Data excerpt »
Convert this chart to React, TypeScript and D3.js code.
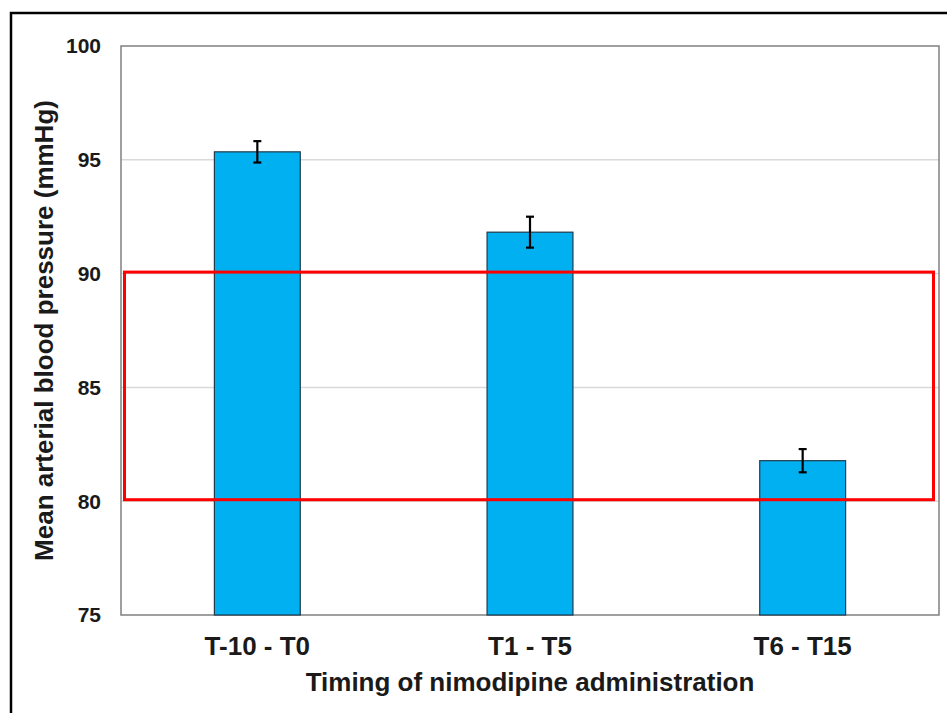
import * as d3 from "d3";

const categories = ["T-10 - T0", "T1 - T5", "T6 - T15"];
const means = [95.35, 91.82, 81.78];
const errors = [0.47, 0.68, 0.51];
const yTicks = [75, 80, 85, 90, 95, 100];
const gridTicks = [80, 85, 90, 95];
const highlightRange = [80, 90];

const W = 947;
const H = 713;
const margin = { top: 46, right: 8, bottom: 98, left: 121 };
const font = "'Liberation Sans', Arial, Helvetica, sans-serif";

export default function App() {
  const x = d3
    .scaleBand<string>()
    .domain(categories)
    .range([margin.left, W - margin.right])
    .padding(0);
  const y = d3
    .scaleLinear()
    .domain([75, 100])
    .range([H - margin.bottom, margin.top]);

  const barW = x.bandwidth() * 0.315;
  const capW = 8;
  const plotL = margin.left;
  const plotR = W - margin.right;
  const plotT = margin.top;
  const plotB = H - margin.bottom;
  const midY = (plotT + plotB) / 2;
  const midX = (plotL + plotR) / 2;

  return (
    <svg
      width={W}
      height={H}
      style={{ position: "absolute", left: 0, top: 0, background: "#fff" }}
      fontFamily={font}
      fontWeight="bold"
    >
      {/* outer frame */}
      <rect x={11} y={13} width={W + 20} height={H + 20} fill="none" stroke="#000" strokeWidth={2.5} />

      {/* gridlines */}
      {gridTicks.map((t) => (
        <line key={t} x1={plotL} x2={plotR} y1={y(t)} y2={y(t)} stroke="#d9d9d9" strokeWidth={1.5} />
      ))}

      {/* plot frame */}
      <rect x={plotL} y={plotT} width={plotR - plotL} height={plotB - plotT} fill="none" stroke="#808080" strokeWidth={1.5} />

      {/* bars */}
      {categories.map((c, i) => {
        const cx = (x(c) as number) + x.bandwidth() / 2;
        return (
          <g key={c}>
            <rect
              x={cx - barW / 2}
              y={y(means[i])}
              width={barW}
              height={y(75) - y(means[i])}
              fill="#00B0F0"
              stroke="#1f3b4f"
              strokeWidth={1.2}
            />
            <line x1={cx} x2={cx} y1={y(means[i] + errors[i])} y2={y(means[i] - errors[i])} stroke="#000" strokeWidth={2.2} />
            <line x1={cx - capW / 2} x2={cx + capW / 2} y1={y(means[i] + errors[i])} y2={y(means[i] + errors[i])} stroke="#000" strokeWidth={2.2} />
            <line x1={cx - capW / 2} x2={cx + capW / 2} y1={y(means[i] - errors[i])} y2={y(means[i] - errors[i])} stroke="#000" strokeWidth={2.2} />
          </g>
        );
      })}

      {/* highlight box */}
      <rect
        x={plotL + 3.5}
        y={y(highlightRange[1]) - 1.5}
        width={plotR - plotL - 9}
        height={y(highlightRange[0]) - y(highlightRange[1])}
        fill="none"
        stroke="#ff0000"
        strokeWidth={3}
      />

      {/* y tick labels */}
      {yTicks.map((t) => (
        <text key={t} x={101} y={y(t)} dy="0.35em" textAnchor="end" fontSize={21} fill="#1a1a1a">
          {t}
        </text>
      ))}

      {/* category labels */}
      {categories.map((c) => (
        <text key={c} x={(x(c) as number) + x.bandwidth() / 2} y={655} textAnchor="middle" fontSize={26} fill="#1a1a1a">
          {c}
        </text>
      ))}

      {/* axis titles */}
      <text x={midX} y={691} textAnchor="middle" fontSize={26} fill="#1a1a1a">
        Timing of nimodipine administration
      </text>
      <text transform={`translate(53,${midY}) rotate(-90)`} textAnchor="middle" fontSize={26} fill="#1a1a1a">
        Mean arterial blood pressure (mmHg)
      </text>
    </svg>
  );
}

Problem to work on »
Leave out the pictures and give the listing above again exactly.

Output of the task »
Convert this chart to React, TypeScript and D3.js code.
import * as d3 from "d3";

const categories = ["T-10 - T0", "T1 - T5", "T6 - T15"];
const means = [95.35, 91.82, 81.78];
const errors = [0.47, 0.68, 0.51];
const yTicks = [75, 80, 85, 90, 95, 100];
const gridTicks = [80, 85, 90, 95];
const highlightRange = [80, 90];

const W = 947;
const H = 713;
const margin = { top: 46, right: 8, bottom: 98, left: 121 };
const font = "'Liberation Sans', Arial, Helvetica, sans-serif";

export default function App() {
  const x = d3
    .scaleBand<string>()
    .domain(categories)
    .range([margin.left, W - margin.right])
    .padding(0);
  const y = d3
    .scaleLinear()
    .domain([75, 100])
    .range([H - margin.bottom, margin.top]);

  const barW = x.bandwidth() * 0.315;
  const capW = 8;
  const plotL = margin.left;
  const plotR = W - margin.right;
  const plotT = margin.top;
  const plotB = H - margin.bottom;
  const midY = (plotT + plotB) / 2;
  const midX = (plotL + plotR) / 2;

  return (
    <svg
      width={W}
      height={H}
      style={{ position: "absolute", left: 0, top: 0, background: "#fff" }}
      fontFamily={font}
      fontWeight="bold"
    >
      {/* outer frame */}
      <rect x={11} y={13} width={W + 20} height={H + 20} fill="none" stroke="#000" strokeWidth={2.5} />

      {/* gridlines */}
      {gridTicks.map((t) => (
        <line key={t} x1={plotL} x2={plotR} y1={y(t)} y2={y(t)} stroke="#d9d9d9" strokeWidth={1.5} />
      ))}

      {/* plot frame */}
      <rect x={plotL} y={plotT} width={plotR - plotL} height={plotB - plotT} fill="none" stroke="#808080" strokeWidth={1.5} />

      {/* bars */}
      {categories.map((c, i) => {
        const cx = (x(c) as number) + x.bandwidth() / 2;
        return (
          <g key={c}>
            <rect
              x={cx - barW / 2}
              y={y(means[i])}
              width={barW}
              height={y(75) - y(means[i])}
              fill="#00B0F0"
              stroke="#1f3b4f"
              strokeWidth={1.2}
            />
            <line x1={cx} x2={cx} y1={y(means[i] + errors[i])} y2={y(means[i] - errors[i])} stroke="#000" strokeWidth={2.2} />
            <line x1={cx - capW / 2} x2={cx + capW / 2} y1={y(means[i] + errors[i])} y2={y(means[i] + errors[i])} stroke="#000" strokeWidth={2.2} />
            <line x1={cx - capW / 2} x2={cx + capW / 2} y1={y(means[i] - errors[i])} y2={y(means[i] - errors[i])} stroke="#000" strokeWidth={2.2} />
          </g>
        );
      })}

      {/* highlight box */}
      <rect
        x={plotL + 3.5}
        y={y(highlightRange[1]) - 1.5}
        width={plotR - plotL - 9}
        height={y(highlightRange[0]) - y(highlightRange[1])}
        fill="none"
        stroke="#ff0000"
        strokeWidth={3}
      />

      {/* y tick labels */}
      {yTicks.map((t) => (
        <text key={t} x={101} y={y(t)} dy="0.35em" textAnchor="end" fontSize={21} fill="#1a1a1a">
          {t}
        </text>
      ))}

      {/* category labels */}
      {categories.map((c) => (
        <text key={c} x={(x(c) as number) + x.bandwidth() / 2} y={655} textAnchor="middle" fontSize={26} fill="#1a1a1a">
          {c}
        </text>
      ))}

      {/* axis titles */}
      <text x={midX} y={691} textAnchor="middle" fontSize={26} fill="#1a1a1a">
        Timing of nimodipine administration
      </text>
      <text transform={`translate(53,${midY}) rotate(-90)`} textAnchor="middle" fontSize={26} fill="#1a1a1a">
        Mean arterial blood pressure (mmHg)
      </text>
    </svg>
  );
}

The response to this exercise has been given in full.